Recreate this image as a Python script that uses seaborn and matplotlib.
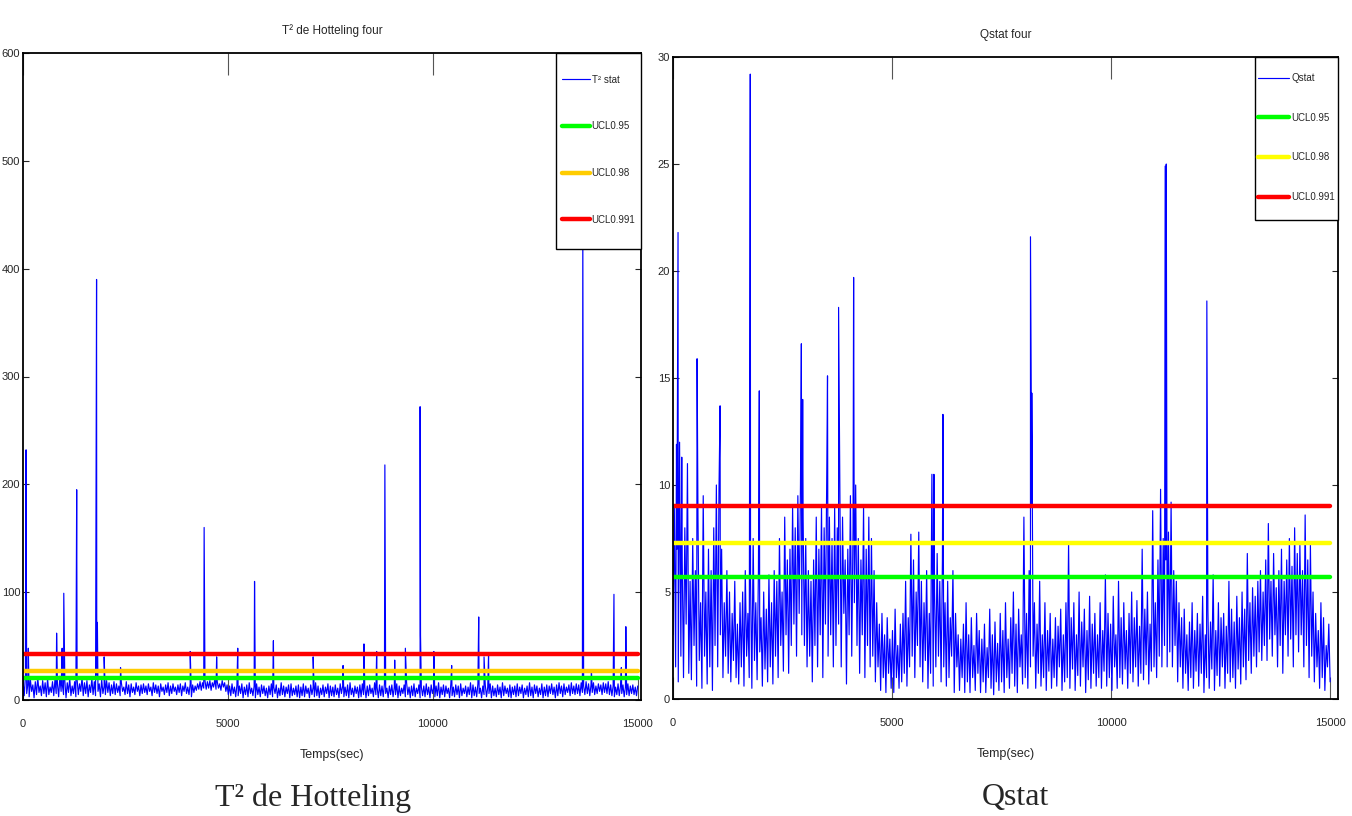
import numpy as np
import pandas as pd
import matplotlib
matplotlib.use("Agg")
import matplotlib.pyplot as plt
from matplotlib import font_manager
from matplotlib.lines import Line2D
from matplotlib.legend_handler import HandlerLine2D
import seaborn as sns

# ---------------- data ----------------
step = 30  # seconds between base samples
t2_base = [
    18, 4, 22, 6, 15, 3, 19, 8, 14, 2, 17, 5, 21, 7, 13, 4, 18, 6, 16, 3, 20, 5, 12, 7, 17,
    4, 19, 6, 15, 3, 22, 8, 14, 5, 18, 2, 16, 7, 20, 4, 13, 6, 17, 3, 19, 5, 15, 8, 21, 4,
    16, 6, 18, 3, 14, 7, 20, 5, 17, 4, 23, 8, 15, 3, 19, 6, 13, 5, 18, 7, 16, 4, 14, 6, 17,
    5, 15, 7, 13, 4, 16, 8, 12, 5, 17, 6, 14, 3, 15, 7, 12, 5, 16, 8, 13, 4, 14, 6, 15, 7,
    13, 5, 15, 8, 12, 4, 16, 7, 14, 6, 13, 3, 15, 8, 12, 5, 14, 7, 16, 4, 13, 6, 15, 8, 12,
    5, 14, 7, 15, 4, 13, 8, 16, 6, 12, 5, 15, 3, 14, 7, 13, 9, 15, 10, 17, 9, 16, 11, 18, 10,
    17, 11, 18, 9, 16, 12, 19, 10, 17, 11, 15, 9, 18, 12, 16, 8, 14, 5, 13, 4, 15, 6, 12, 3, 14,
    4, 13, 6, 15, 2, 12, 5, 14, 3, 16, 6, 11, 4, 13, 2, 15, 5, 12, 3, 14, 6, 13, 4, 11, 2,
    13, 5, 15, 3, 12, 6, 14, 2, 11, 4, 16, 5, 13, 3, 12, 6, 14, 2, 15, 4, 11, 5, 13, 3, 14,
    2, 12, 4, 15, 3, 13, 6, 11, 2, 14, 5, 12, 3, 16, 4, 13, 2, 11, 5, 14, 3, 12, 6, 15, 2,
    13, 4, 12, 3, 14, 5, 11, 2, 15, 6, 13, 3, 12, 4, 14, 2, 16, 5, 11, 3, 13, 6, 12, 2, 14,
    3, 15, 5, 12, 2, 13, 4, 14, 6, 11, 3, 16, 5, 12, 2, 14, 4, 13, 3, 15, 6, 11, 2, 13, 5,
    14, 3, 12, 5, 15, 2, 13, 4, 11, 6, 14, 3, 16, 5, 12, 2, 13, 4, 15, 3, 11, 6, 14, 2, 12,
    4, 13, 3, 15, 5, 12, 2, 14, 6, 11, 3, 13, 4, 16, 2, 12, 5, 14, 3, 13, 6, 11, 2, 15, 4,
    12, 3, 14, 5, 13, 2, 15, 4, 11, 6, 13, 3, 12, 5, 16, 2, 14, 4, 12, 3, 15, 6, 11, 2, 13,
    5, 14, 3, 12, 6, 15, 2, 13, 4, 11, 3, 14, 5, 12, 2, 16, 4, 13, 6, 11, 3, 14, 2, 12, 5,
    13, 3, 15, 4, 12, 6, 14, 2, 11, 5, 13, 3, 16, 4, 12, 2, 14, 6, 13, 3, 11, 5, 15, 2, 12,
    4, 14, 3, 13, 6, 15, 5, 12, 2, 14, 4, 16, 6, 13, 3, 15, 5, 12, 7, 14, 4, 16, 6, 13, 5,
    15, 6, 14, 4, 16, 7, 13, 5, 17, 6, 15, 4, 14, 7, 16, 5, 13, 6, 15, 8, 14, 5, 16, 7, 15,
    6, 17, 5, 14, 4, 13, 3, 12, 5, 15, 4, 13, 6, 14, 3, 12, 5, 15, 4, 13, 6, 14, 5, 12, 4,
    13,
]
t2_spike_t = [60, 75, 130, 820, 955, 995, 1310, 1795, 1815, 1980, 2380, 4080, 4420,
              4725, 5240, 5650, 6110, 7080, 7810, 8320, 8630, 8830, 9070, 9330, 9690,
              9700, 10025, 10460, 11120, 11250, 11360, 13660, 13870, 14420, 14600, 14710]
t2_spike_v = [45, 232, 48, 62, 48, 99, 195, 390, 72, 40, 30, 45, 160,
              40, 48, 110, 55, 40, 32, 52, 45, 218, 37, 48, 272,
              60, 45, 32, 77, 40, 42, 440, 28, 98, 30, 68]
t2_ucl = [20, 27, 43]

q_base = [
    3, 9, 1.5, 7, 0.8, 12, 2, 6.5, 1, 8, 3.5, 11, 1.2, 5.5, 0.9, 7.5, 2.5, 6, 0.6, 8.5, 1.8, 4.5, 0.5, 9.5, 2,
    5, 0.7, 7, 1.5, 6, 0.4, 8, 2.5, 10, 1.5, 9.8, 3, 7, 1, 4.5, 2, 6, 1.2, 5, 0.8, 4, 1.8, 5.5, 1, 3.5,
    0.7, 4.5, 1.5, 5, 0.6, 6, 2, 4, 1, 5.5, 0.5, 7.5, 1.8, 4.5, 0.9, 6, 2.2, 3.8, 0.6, 5, 1.4, 4.2, 0.8, 5.8, 1.5,
    4.5, 0.7, 6, 2, 5.5, 1, 7.5, 2.5, 5, 1.3, 8.5, 3, 6.5, 1.2, 7, 2.5, 9, 3.5, 8, 2, 9.5, 4, 10, 3, 8.5,
    2.5, 7.5, 1.5, 6, 2, 5.5, 0.8, 6.5, 2.5, 8.5, 1.5, 7, 3, 9, 1, 8, 3.5, 10.5, 2, 8.5, 3, 7.5, 1.5, 9, 2.5,
    8, 3.5, 9.5, 1.5, 8.5, 4, 6.5, 0.7, 7, 3, 9.5, 2, 8, 4.5, 10, 2.5, 7.5, 1.2, 6.5, 3, 9, 1, 7, 2.5, 8.5,
    1.5, 7.5, 2, 6, 0.8, 4.5, 1.5, 3.5, 0.4, 4, 1, 3, 0.3, 3.8, 1.2, 2.8, 0.5, 3.2, 0.3, 4.2, 1, 2.5, 0.5, 3.5, 0.8,
    4, 1.2, 5.5, 0.6, 3.8, 1.5, 7.7, 2, 6.5, 1, 5, 2.5, 7.8, 1.5, 5.5, 0.8, 4.5, 1.8, 6, 0.5, 4, 1.2, 10.5, 0.6, 5,
    1.5, 6.8, 2, 5.5, 0.8, 6.5, 1.5, 4.5, 0.6, 5.5, 1, 3.8, 2, 6, 0.3, 4, 1.5, 3, 0.4, 2.8, 1, 3.5, 0.3, 4.5, 0.8,
    3, 0.3, 3.8, 1, 2.5, 0.4, 4, 1.2, 3.2, 0.3, 2.8, 0.8, 3.5, 0.3, 2.4, 1, 4.2, 0.5, 3, 0.2, 3.6, 0.8, 2.6, 0.4, 4,
    0.8, 3.2, 0.3, 4.5, 1, 2.8, 0.5, 3.8, 1.2, 5, 0.6, 3.5, 0.3, 4.2, 1.5, 3, 0.7, 8.5, 1, 4, 0.5, 6, 1.5, 9, 2,
    4.5, 0.5, 3.5, 1.2, 5.5, 0.6, 3, 1, 4.5, 0.4, 3.2, 1.3, 4, 0.5, 2.8, 1, 3.8, 0.6, 3.4, 1.5, 4.2, 0.4, 3, 0.8, 4.5,
    1, 7.3, 0.5, 3.8, 1.4, 4.5, 0.4, 3, 1.1, 5, 0.6, 3.6, 1.5, 4.2, 0.3, 3.2, 0.9, 4.8, 0.5, 3.5, 1.2, 4, 0.6, 3, 1,
    4.5, 0.5, 3.2, 1.3, 5.8, 0.6, 4, 1, 3.5, 0.4, 4.8, 1.5, 3, 0.5, 5.5, 1, 3.8, 0.7, 4.5, 1.4, 3.2, 0.5, 4, 1.2, 5,
    0.8, 3.8, 1.5, 4.6, 0.6, 3.4, 1.2, 7, 0.9, 4.2, 1.6, 5, 0.7, 3.5, 1.3, 8.8, 1.5, 4.5, 1, 6.5, 2, 9.8, 1.5, 7.5, 2.5,
    6.5, 1.5, 7.8, 2.2, 9.2, 1.5, 6, 2.5, 5.5, 0.8, 4.5, 1.5, 3.8, 0.5, 4.2, 1.2, 3, 0.4, 3.6, 1, 4.5, 0.5, 3.2, 1.3, 4,
    0.6, 3.5, 1.2, 4.8, 0.3, 3, 1, 4.2, 0.5, 3.6, 1.4, 5.8, 0.4, 3.2, 1.1, 4.5, 0.6, 3.8, 1.5, 4, 0.5, 3.4, 1.2, 5.5, 0.8,
    4.2, 1, 3.6, 0.5, 4.8, 1.4, 3.8, 0.7, 5, 1.5, 4.2, 0.9, 6.8, 1.8, 4.5, 1.2, 5.2, 2, 4.8, 1.5, 5.5, 2.2, 6, 1.8, 5,
    2.5, 6.5, 1.8, 8.2, 2.8, 5.5, 2, 6.8, 3, 5.2, 1.5, 6, 2.5, 7, 1.2, 5.5, 3, 6.5, 2, 7.5, 2.8, 6.2, 1.5, 8, 3,
    6.8, 2.2, 7.2, 3, 6, 1.5, 8.6, 2.5, 6.5, 1, 7.2, 2, 5, 0.8, 4, 1.5, 3.2, 0.5, 4.5, 1, 3.8, 0.4, 2.5, 1.5, 3.5,
    0.8,
]
q_spike_t = [80, 115, 200, 550, 1075, 1764, 1970, 2930, 2960, 3527, 3780, 4123,
             5956, 6162, 8160, 8190, 11235, 11260, 12186]
q_spike_v = [11.9, 21.8, 11.3, 15.9, 13.7, 29.2, 14.4, 16.6, 14.0, 15.1, 18.3, 19.7,
             10.5, 13.3, 21.6, 14.3, 24.9, 25.0, 18.6]
q_ucl = [5.7, 7.3, 9.0]

ucl_labels = ["UCL0.95", "UCL0.98", "UCL0.991"]
t_end = 15000


def build_series(base, sp_t, sp_v):
    t = [i * step for i in range(len(base))]
    df = pd.DataFrame({"t": t + list(sp_t), "v": list(base) + list(sp_v)})
    return df.sort_values("t", kind="mergesort").reset_index(drop=True)


df_t2 = build_series(t2_base, t2_spike_t, t2_spike_v)
df_q = build_series(q_base, q_spike_t, q_spike_v)


class CenteredLine(HandlerLine2D):
    """Legend line drawn level with the middle of the label text."""

    def create_artists(self, legend, orig_handle, xdescent, ydescent, width,
                       height, fontsize, trans):
        arts = super().create_artists(legend, orig_handle, xdescent, ydescent,
                                      width, height, fontsize, trans)
        for a in arts:
            xd = np.asarray(a.get_xdata(), dtype=float)
            a.set_ydata(np.full_like(xd, 0.36 * fontsize))
        return arts


# ---------------- style ----------------
sns.set_style("white")
names = {f.name for f in font_manager.fontManager.ttflist}
if "Liberation Sans Narrow" in names:
    plt.rcParams["font.family"] = ["Liberation Sans Narrow", "DejaVu Sans"]
else:
    plt.rcParams["font.family"] = ["Liberation Sans", "DejaVu Sans"]
plt.rcParams["axes.linewidth"] = 1.3

fig = plt.figure(figsize=(13.52, 8.16), dpi=100)
ax1 = fig.add_axes([23 / 1352, 1 - 700 / 816, (641 - 23) / 1352, (700 - 53) / 816])
ax2 = fig.add_axes([673 / 1352, 1 - 699 / 816, (1338 - 673) / 1352, (699 - 57) / 816])


def draw(ax, df, ucl, colors, stat_label, ylim, yticks, xmax, title, xlabel,
         hheight, lspacing, bpad, hlen):
    sns.lineplot(data=df, x="t", y="v", ax=ax, color="#0000FF", lw=0.85,
                 estimator=None, sort=False, label=stat_label)
    for val, col, lab in zip(ucl, colors, ucl_labels):
        ldf = pd.DataFrame({"t": [0, t_end], "v": [val, val]})
        sns.lineplot(data=ldf, x="t", y="v", ax=ax, color=col, lw=3.2,
                     estimator=None, label=lab)
    ax.set_xlim(0, xmax)
    ax.set_ylim(*ylim)
    ax.set_xticks([0, 5000, 10000, 15000])
    ax.set_yticks(yticks)
    ax.set_xticklabels(["0", "5000", "10000", "15000"])
    ax.set_yticklabels([str(v) for v in yticks])
    ax.tick_params(axis="x", direction="in", length=16, width=0.8, top=True,
                   bottom=True, labelsize=8, pad=14, color="#555555")
    ax.tick_params(axis="y", direction="in", length=4, width=0.8, left=True,
                   right=True, labelsize=8, pad=2)
    for s in ax.spines.values():
        s.set_color("black")
        s.set_visible(True)
    ax.set_title(title, fontsize=8.5, pad=14)
    ax.set_xlabel(xlabel, fontsize=9, labelpad=14)
    ax.set_ylabel("")
    leg = ax.legend(loc="upper right", bbox_to_anchor=(1.0, 1.0), borderaxespad=0,
                    fontsize=7, frameon=True, fancybox=False, framealpha=1,
                    edgecolor="black", labelspacing=lspacing, handlelength=hlen,
                    handleheight=hheight, handletextpad=0.2, borderpad=bpad,
                    handler_map={Line2D: CenteredLine()})
    leg.get_frame().set_linewidth(1.0)


draw(ax1, df_t2, t2_ucl, ["#00FF00", "#FFCC00", "#FF0000"], "T² stat",
     (0, 600), [0, 100, 200, 300, 400, 500, 600], 15080,
     "T² de Hotteling four", "Temps(sec)", 6.69, 0.2, 0.57, 2.9)
draw(ax2, df_q, q_ucl, ["#00FF00", "#FFFF00", "#FF0000"], "Qstat",
     (0, 30), [0, 5, 10, 15, 20, 25, 30], 15180,
     "Qstat four", "Temp(sec)", 5.6, 0.2, 0.3, 3.2)

fig.text(313 / 1352, 1 - 798 / 816, "T² de Hotteling", ha="center", va="center",
         fontsize=23, family=["Liberation Serif", "DejaVu Serif"])
fig.text(1015 / 1352, 1 - 798 / 816, "Qstat", ha="center", va="center",
         fontsize=23, family=["Liberation Serif", "DejaVu Serif"])

fig.savefig("out.png", dpi=100)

---

Copy nothing but the lines from the first one in the listing through the line with "import seaborn as sns", and omit the pictures.

Recreate this image as a Python script that uses seaborn and matplotlib.
import numpy as np
import pandas as pd
import matplotlib
matplotlib.use("Agg")
import matplotlib.pyplot as plt
from matplotlib import font_manager
from matplotlib.lines import Line2D
from matplotlib.legend_handler import HandlerLine2D
import seaborn as sns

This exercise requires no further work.